It’s not just me. There are people and groups active all over the country creating a more caring society. A week ago Sunday, I organised for people from 11 different Transition Towns in my area meet to work out how we can help each other. I kept getting thanks for setting it up, although it was so simple to put into place I felt a little bit of a charlatan.
The story starts late last year, when four mature students from Ashridge Business School did a project to help a local organisation get more organised and strategic. We were very grateful that they chose Transition Town Berkhamsted (TTB) as their subject.
After spending time interviewing members of TTB and talking with other Transition Towns, they put together a presentation to let us know their findings. They told it to us straight, about how far from being well organised we were. We needed to be clearer about our vision and strategy, have a decent communications strategy and get serious about funding. While on the one hand this was not easy listening, on the other it gave me confidence that we were heading in the right direction.
One particular recommendation they were keen on was to form closer ties with the Transition Network and with other local Transition Towns. Together, we could potentially pool resources and get an office or hire someone.
So when Andrew Davies and Lena Sunblad offered to facilitate a meeting on any subject we pleased, the natural choice was to get the local Transition Towns together. I felt slightly guilty about the enthusiastic thanks I got at the end of the day as it had been so easy. The facilitator was already in place, the resplendent Box Moor Trust venue fell into my hands thanks to Marion Baker organising another workshop on local food (“Best Food Forward”) and the attendees almost invited themselves. That only left getting the marker pens and colourful post-it notes.
Abbots in Transition, Change4Chalfont, Haddenham in Transition, Hemel in Transition, Low Carbon Chilterns, Transition in Kings, Transition St Albans, Transition Town Letchworth, Tring in Transition and Winslow Transition have all achieved a huge amount in the past few years, from apple presses to solar farms, orchards to thermal imaging cameras, guerrilla gardening to recycling for fetes.

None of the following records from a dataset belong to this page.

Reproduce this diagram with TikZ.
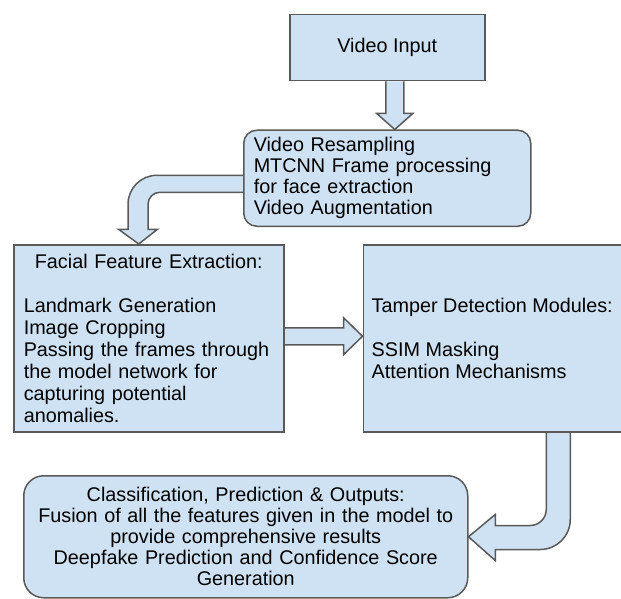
\documentclass[tikz,border=0pt]{standalone}
\usepackage{fontspec}
\setmainfont{Liberation Sans}
\usetikzlibrary{positioning, backgrounds}

\definecolor{boxblue}{HTML}{CFE2F3}
\definecolor{edgegray}{HTML}{595959}

\begin{document}
\begin{tikzpicture}[
        x=0.5pt, y=-0.5pt,
        base/.style={rectangle, draw=edgegray, line width=0.75pt, fill=boxblue, text=black, font=\fontsize{9.9pt}{10.5pt}\selectfont},
        plainbox/.style={base, minimum height=93.5pt, font=\fontsize{9.9pt}{11pt}\selectfont},
        roundbox/.style={base, rounded corners=6.5pt},
        barrow/.style={draw=edgegray, line width=0.75pt, fill=boxblue}
    ]
    \useasboundingbox (0,0) rectangle (621,599);

    \node[base, anchor=north west, minimum width=97.5pt, minimum height=33pt] (vi) at (289,14) {Video Input};

    \node[roundbox, below=24pt of vi, text width=133.5pt, inner xsep=5pt, minimum height=48pt, align=left] (prep) {Video Resampling\\MTCNN Frame processing\\for face extraction\\Video Augmentation};

    \node[plainbox, anchor=north west, text width=125pt, inner xsep=5pt, align=left] (ff) at (13,244) {\makebox[\linewidth]{Facial Feature Extraction:}\\[11pt]Landmark Generation\\Image Cropping\\Passing the frames through\\the model network for\\capturing potential\\anomalies.};
    \node[plainbox, right=39pt of ff, minimum width=129pt, align=left] (td) {Tamper Detection Modules:\\[11pt]SSIM Masking\\Attention Mechanisms};

    \node[roundbox, rounded corners=10pt, anchor=north west, text width=212pt, inner xsep=5pt, minimum height=61pt, align=center] (out) at (23,475) {Classification, Prediction \& Outputs:\\Fusion of all the features given in the model to\\provide comprehensive results\\Deepfake Prediction and Confidence Score\\Generation};

    % block arrows
    \begin{scope}[on background layer]
        \begin{scope}[shift={(vi.south)}]
            \filldraw[barrow] (-1.5,0) -- (-1.5,32) -- (-10.5,32) -- ([xshift=3.75pt]prep.north) -- (25.5,32) -- (16.5,32) -- (16.5,0);
        \end{scope}
        \begin{scope}[shift={(prep.west)}]
            \filldraw[barrow] (0,-3) -- (-86,-3) .. controls (-102,-3) and (-115,10) .. (-115,26) -- (-115,51) -- (-124.5,51) -- ([xshift=-5pt]ff.north) -- (-85.5,51) -- (-95,51) -- (-95,26) .. controls (-95,19.4) and (-89.6,14) .. (-83,14) -- (0,14);
        \end{scope}
        \begin{scope}[shift={(ff.east)}]
            \filldraw[barrow] (0,-10.5) -- (59,-10.5) -- (59,-20.5) -- ([yshift=1pt]td.west) -- (59,16.5) -- (59,6.5) -- (0,6.5);
        \end{scope}
        \begin{scope}[shift={(td.south)}]
            \filldraw[barrow] (54,0) -- (54,77) .. controls (54,85.8) and (46.8,93) .. (38,93) -- (3,93) -- (3,82) -- (out.east) -- (3,128) -- (3,117) -- (48,117) .. controls (64.6,117) and (78,103.6) .. (78,87) -- (78,0);
        \end{scope}
    \end{scope}

\end{tikzpicture}
\end{document}
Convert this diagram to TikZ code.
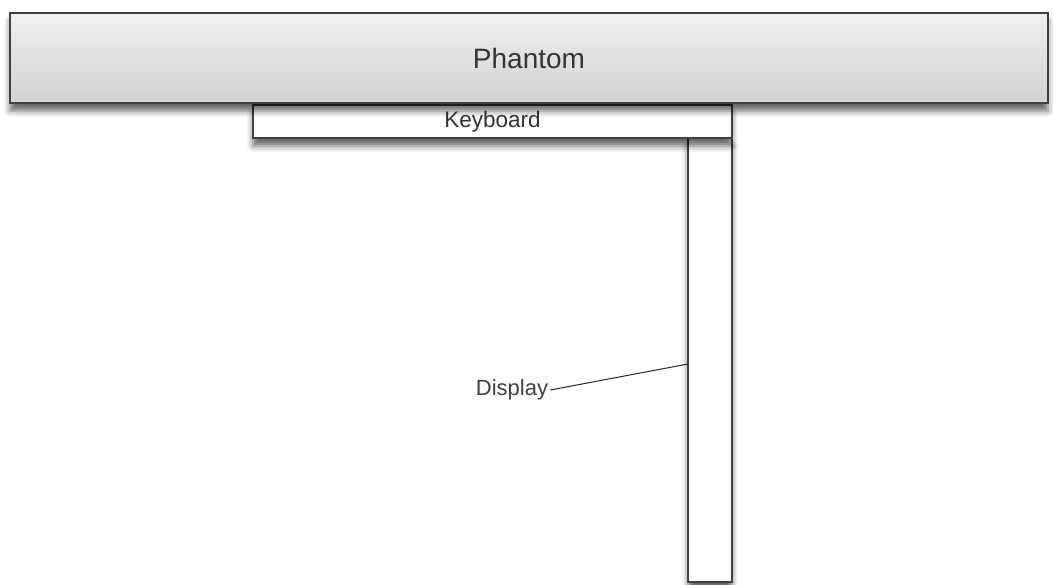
\documentclass[tikz,border=0pt]{standalone}
\usepackage{fontspec}
\setmainfont{Liberation Sans}
\usetikzlibrary{shadows.blur}

\begin{document}
\begin{tikzpicture}[x=1pt,y=-1pt,
    part/.style={draw=black!75, line width=1.3pt, inner sep=0pt, text=black!80,
      blur shadow={shadow xshift=0pt, shadow yshift=-8pt, shadow blur radius=6pt, shadow opacity=60}},
    tag/.style={inner sep=2pt, text=black!75, font=\fontsize{22}{24}\selectfont}]
		\useasboundingbox (0,0) rectangle (1053,585);

		% Display and keyboard
		\node[part, fill=white, minimum width=44pt, minimum height=444pt] (display) at (710,360) {};
		\node[part, fill=white, minimum width=479pt, minimum height=33pt,
			font=\fontsize{22.5}{24}\selectfont] (keyboard) at (492.5,121.5) {Keyboard};

		% Phantom bar
		\node[part, top color=black!6, bottom color=black!18, minimum width=1038pt, minimum height=90pt,
			font=\fontsize{28}{30}\selectfont] (phantom) at (529,58) {Phantom};

		% Label
		\node[tag] (displaylabel) at (512,390) {Display};
		\coordinate (displaytip) at (688,364);
		\draw[black!85, line width=1pt] (displaylabel.east) -- (displaytip);
	\end{tikzpicture}
\end{document}
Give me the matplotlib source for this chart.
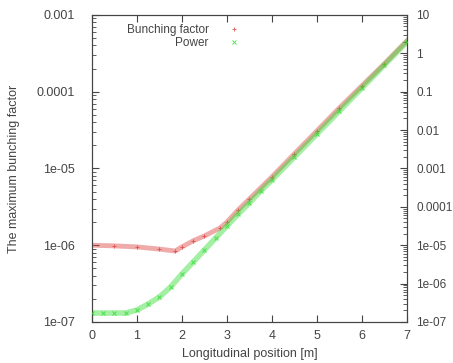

The baking skill that went into those delicious cakes that everyone brought was something to savour.
We will hold another gathering in a few months’ time, and in the meantime will share with each other where we have templates for starting community energy projects and event recycling as well as physical gizmos like a bike with a smoothie blender attached.
I will be following up with Mike Thomas at Transition Network about how they can help with this process, such as using their website to share resources or assistance with setting up a regional conference next time.
It is uplifting to realise the number of people who are actively creating the inevitable new normal, where happiness, fulfillment, kindness and love are more important than the endless chase for more stuff and more money.